The Lightning charging port on the case is busted, so I've been relying on wireless charging. Not the end of the world — I've got a Qi pad on my nightstand — but it's the kind of thing that nags at you. I keep telling myself I'll fix it by swapping in a USB-C port, which honestly sounds like a fun little repair project. We'll see if that ever happens.

The left earbud has also developed a crackling habit. It pops and crackles when I'm eating with them in, which is a weird and specific failure mode. My workaround is to just use the right earbud in those cases. Which is fine. It works. Mostly.

I know I've railed against them in the past mostly due to their high cost, but they have truly become one of my favorite products of all time. When the opportunity to pick them up on a work stipend, I decided to give it a shot. The sound quality is remarkable for something that small. Noise cancellation on BART is borderline life-changing — if you've ever had the pleasure of riding through the Transbay Tube, you know the screech. The AirPods Pro eat it for breakfast. The squeeze controls also took some getting used to conceptually, but now I can't go back — the typical tap controls on other earbuds always felt like flicking myself in the ear, which is exactly as unpleasant as it sounds. And the Find My integration has saved me more than once, whether I'm pinging them to make them chirp from under a couch cushion or tracking them on a map when I genuinely couldn't remember where I'd left the case.

The Rotation

My main concern with buying expensive earbuds was always battery longevity. The batteries are not user-replacable and stories of people replacing them after two years are so common, it left me bummed out not just on a financial level, but on an environmental one as well.

But here's the thing — I think the reason these have lasted four years is that I don't rely on them exclusively. I've got a small rotation of earbuds going, which I think of as wear-leveling. It's a concept borrowed from SSDs: spread the load across multiple devices so no single one takes all the abuse. Applied to earbuds, it means fewer charge cycles per pair, which means the batteries hold up longer.

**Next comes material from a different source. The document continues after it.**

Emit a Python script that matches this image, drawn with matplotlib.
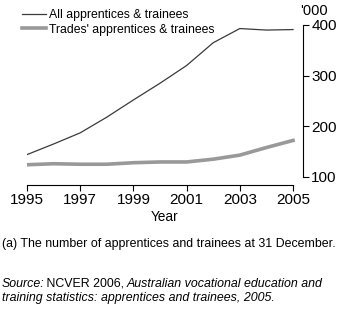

The latest additions to the rotation are two CMF Buds by Nothing. They're inexpensive, sound surprisingly good, and fill in nicely for non-Apple devices. One is paired to my laptop, the other to my Android tablet. Anything that doesn't need the Apple magic gets routed through those. The AirPods Pro stay in the Apple ecosystem where they belong — seamless switching, spatial audio, transparency mode — and they're not burning charge cycles on YouTube videos I'm half-watching on my tablet.

It's just a smidge more futzing, but it works. The CMF Buds are good earbuds in their own right, too. Not AirPods Pro, but for the price, they punch well above their weight.

Strongly Considering AirPods Pro 3

All that said — broken charging port, crackling left earbud, four years of daily use — I'm pretty much sold on picking up the AirPods Pro 3 when the timing feels right.

Four years is a good run. I can't be that upset about it. And the third generation brings enough improvements that the gap is real and not just marketing. The originals will probably get demoted to backup status, or maybe I'll actually do that USB-C port repair and see how much life is left in them. Heck, if I'm feeling spicy, I'll replace those "non-user-replacable" batteries.

Either way, the rotation will continue. I'll add a new pair, spread the load, and maybe write a post in 2030 about how those are still going strong.

Or I'll lose one in a couch cushion. Genuinely could go either way.